Moving up the economic ladder is even harder than we thought
“Pulling yourself up by your bootstraps” is a phrase that used to describe trying to do something that was nearly impossible. (Imagine, for a moment, trying to stand up by pulling on your own shoes. You’d look pretty silly.)
But somewhere along the way, it’s become short-hand for the kind of crowd-pleasing rags to riches stories found everywhere from movie screens to the evening news. Americans are particularly enchanted with the idea that in this country, with enough hard work and grit, anyone can be successful.
A survey by the Pew Research Center found that 71% of Americans thought that hard work and a drive to succeed were more important to a person’s economic success than how much money their parents made or the state of the economy.
And this was in 2009, right after the American economy had the rug yanked out from underneath it.
But a new report from the National Bureau of Economic Research suggests that climbing the social and economic ladder in America is even harder than we thought. And it’s nowhere near as common as Americans think it is.
The NBER researchers found that studies of American social and economic mobility are probably underestimating the influence of family resources on children’s success. That’s because most of that research has focused on the difference between parents and their children. What it hasn't measured is the influence of the wealth and resources of previous generations, like grandparents and great-grandparents.
For example, Washington Post reporter Ana Swanson writes, imagine that the son of a banker decides he’d rather become a poet than follow in his parent's footsteps. But then, a couple of decades later, his daughter returns to the family business.
“If you just looked at the poet and his daughter, you might think that economic mobility is alive and well in America -- she probably makes a lot more money than her father does. But actually, the daughter might be drawing on much older, preexisting family resources – such as financial resources, personal connections, or knowledge about how Wall Street works from her grandfather – that make it easier for her to become a banker than it is for the average kid.”

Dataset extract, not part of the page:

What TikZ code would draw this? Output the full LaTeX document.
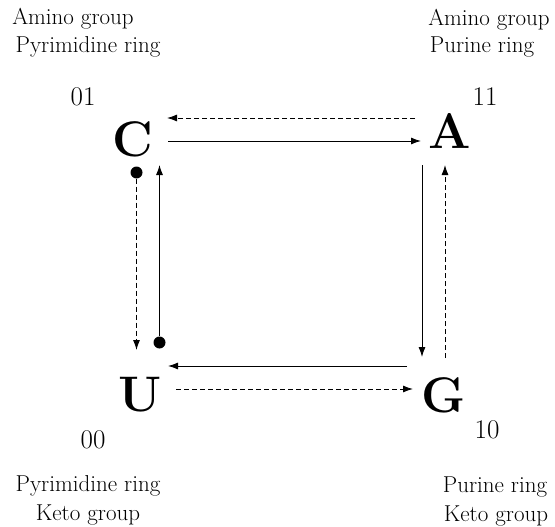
\documentclass[tikz,border=0pt]{standalone}
\usetikzlibrary{arrows.meta}
\begin{document}
\begin{tikzpicture}[x=1pt,y=-1pt,
  lbl/.style={font=\fontsize{23}{23}\selectfont, inner sep=0pt, anchor=base},
  num/.style={font=\fontsize{27}{27}\selectfont, inner sep=0pt},
  base/.style={font=\fontsize{50}{50}\selectfont\bfseries, inner sep=0pt},
  arr/.style={line width=0.9pt, -{Latex[length=10pt,width=7pt]}},
  darr/.style={arr, dash pattern=on 5pt off 3pt},
  dotc/.style={circle, fill=black, inner sep=0pt, minimum size=12pt}]
\useasboundingbox (0,0) rectangle (555,527);
% bases
\node[base] (C) at (133,139) {C};
\node[base] (A) at (450,131) {A};
\node[base] (U) at (140,395) {U};
\node[base] (G) at (444,395) {G};
% codes
\node[num] (n01) at (83,97) {01};
\node[num] (n11) at (485,97) {11};
\node[num] (n00) at (93,440) {00};
\node[num] (n10) at (487,430) {10};
% labels
\node[lbl] (tl1) at (73,25) {Amino group};
\node[lbl] (tl2) at (88,53) {Pyrimidine ring};
\node[lbl] (tr1) at (489,26) {Amino group};
\node[lbl] (tr2) at (482,53) {Purine ring};
\node[lbl] (bl1) at (88,491) {Pyrimidine ring};
\node[lbl] (bl2) at (88,520) {Keto group};
\node[lbl] (br1) at (495,492) {Purine ring};
\node[lbl] (br2) at (496,521) {Keto group};
% connector ends
\coordinate (t1s) at (415,118); \coordinate (t1e) at (167,118);
\coordinate (t2s) at (168,141); \coordinate (t2e) at (421,141);
\node[dotc] (d1) at (136.5,172.5) {};
\coordinate (l1e) at (136.5,350);
\node[dotc] (d2) at (159.5,342.5) {};
\coordinate (l2e) at (159.5,165);
\coordinate (r1s) at (422,165); \coordinate (r1e) at (422,357);
\coordinate (r2s) at (445,358); \coordinate (r2e) at (445,165);
\coordinate (b1s) at (407,366); \coordinate (b1e) at (168,366);
\coordinate (b2s) at (176,389); \coordinate (b2e) at (413,389);
% connectors
\draw[darr] (t1s) -- (t1e);
\draw[arr] (t2s) -- (t2e);
\draw[darr] (d1) -- (l1e);
\draw[arr] (d2) -- (l2e);
\draw[arr] (r1s) -- (r1e);
\draw[darr] (r2s) -- (r2e);
\draw[arr] (b1s) -- (b1e);
\draw[darr] (b2s) -- (b2e);
\end{tikzpicture}
\end{document}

The researchers, who used educational attainment as a proxy for social and economic status, found that only looking at two-generation data sets underestimates the impact of family educational achievement by about 20%. And to be clear, we already knew that social mobility in the U.S. isn’t nearly as rosy as most Americans perceive it to be.
According to Ana Swanson in the Washington Post:
“Research by economists from Harvard and Berkeley found that fewer than 10 percent of people in the bottom fifth of the wealth distribution will make it into the top fifth. Things weren't much better for the middle class: Only about 20 percent of people in the middle fifth would rise into the top fifth over the course of their lives.”
Lead researcher Joseph Ferrie of Northwestern University told the Washington Post that the authors don't yet know why grandparents matter to mobility. But the report says previous research points to several ways grandparents could impact their grandchildren's social and economic outcomes including "inheritance of financial assets, inheritance of social networks, and the direct effects that personal contact between grandparents and their grandchildren could have."
Whatever the reason, it's pretty clear that the American Dream looks very different in real life than it does in the movies.